Hydraulic fracturing has become an important component of well completion in unconventional reservoir development and contributes to over 37% of the overall well construction spend. It has also, been seen as the most significant contributor to return on investment in unconventional reservoir exploitation. Until recently, field operation has been based on "trial and error" approach while modeling has been based hitherto on software used basically for the conventional reservoir fracture simulation. Hydraulic fracturing in shale gas reservoirs has often resulted in complex fracture network, as evidenced by microseismic monitoring. The nature and degree of fracture complexity must be clearly understood to optimize stimulation design and field development planning; completion strategy and operations planning. Unfortunately, the existing planar fracture models used in the industry today are not able to simulate complex fracture networks.

A recently developed unconventional complex fracture propagation model (UFM) is able to simulate complex fracture network propagation in a formation with pre-existing natural fractures. Multiple fracture branches can propagate simultaneously and intersect, dilate or cross each other.
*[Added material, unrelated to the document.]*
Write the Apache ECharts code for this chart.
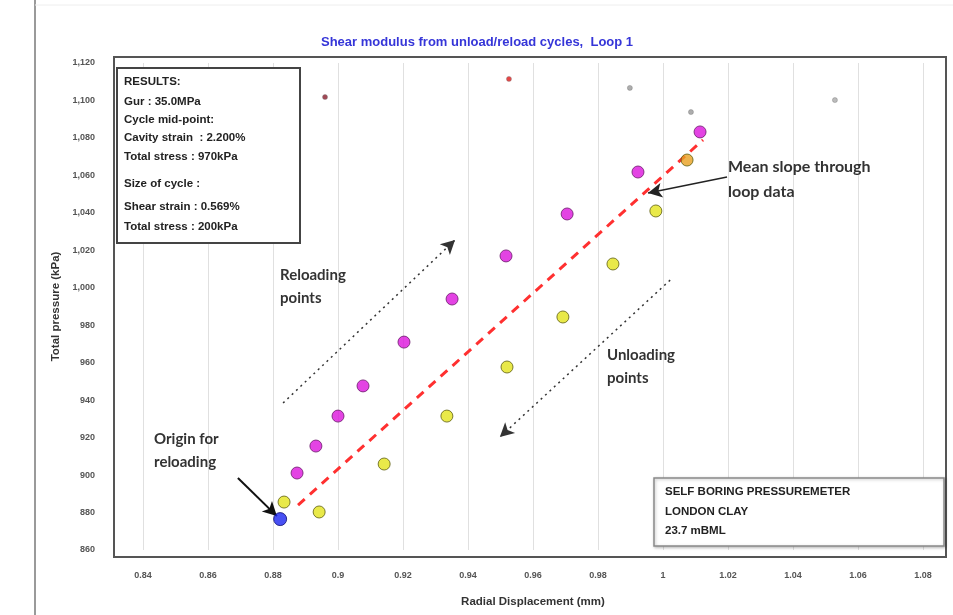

This paper presents an integrated approach to optimize hydraulic fracture design by fully integrating all the data captured in the Canadian Horn River Shale.

Based upon insight from the study, which was initiated by the operator and supported by the service provider, the operator could now make more informed design decisions and understand the interaction between the shale, the hydraulic and pre-existing natural fracture network, and reduce costs.

The data incorporated into the study from both vertical and horizontal wells included geophysical, geological, petrophysical and geomechanical data integrated into a 3D earth model. Engineering data such as DFIT (measurement made from small volume of water pumped into target formation) derived fracture closure pressure, production and pressure data from the horizontal well in the pad were used for calibration and constraining of the model. A generation of 2D natural fracture network is also included in the paper by defining natural fracture parameters such as length, orientation, spacing, friction coefficient, cohesion, and toughness which are almost entirely validated using lab data and geomechanical interpretation.

The complex hydraulic fracture simulation results calibrated with microseismic and fracturing treatment data were incorporated into numerical simulator and further calibrated with current production history of the candidate wells. The results of the hydraulic fracture, natural fracture and reservoir models were utilized to understand the fracture propagation mechanism in the Canadian Horn River shale gas formation. The prediction of the model (rates, cumulative and pressure) matched very rapidly and more closely with the observed production from the candidate well, improving confidence on the methodology utilized and results obtained.

As a result of the project, the team is now able to run different hydraulic fracture design scenarios including stress shadow between stages validated using microseismic, stress shadow between offset wells, tuning factors not only on the geomechanics side but also in the treatment schedule and assess the impact that each key design parameter has over the candidate well's long term production using a numerical simulator with a unique gridding process. The result of the study also opened up new way of estimating the drainage area over a period of time and could be used when considering well spacing, placement and density during the field development planning. Based on these findings, the operator now have an insightful tool that could be used as the building block for future optimization of the fracture design.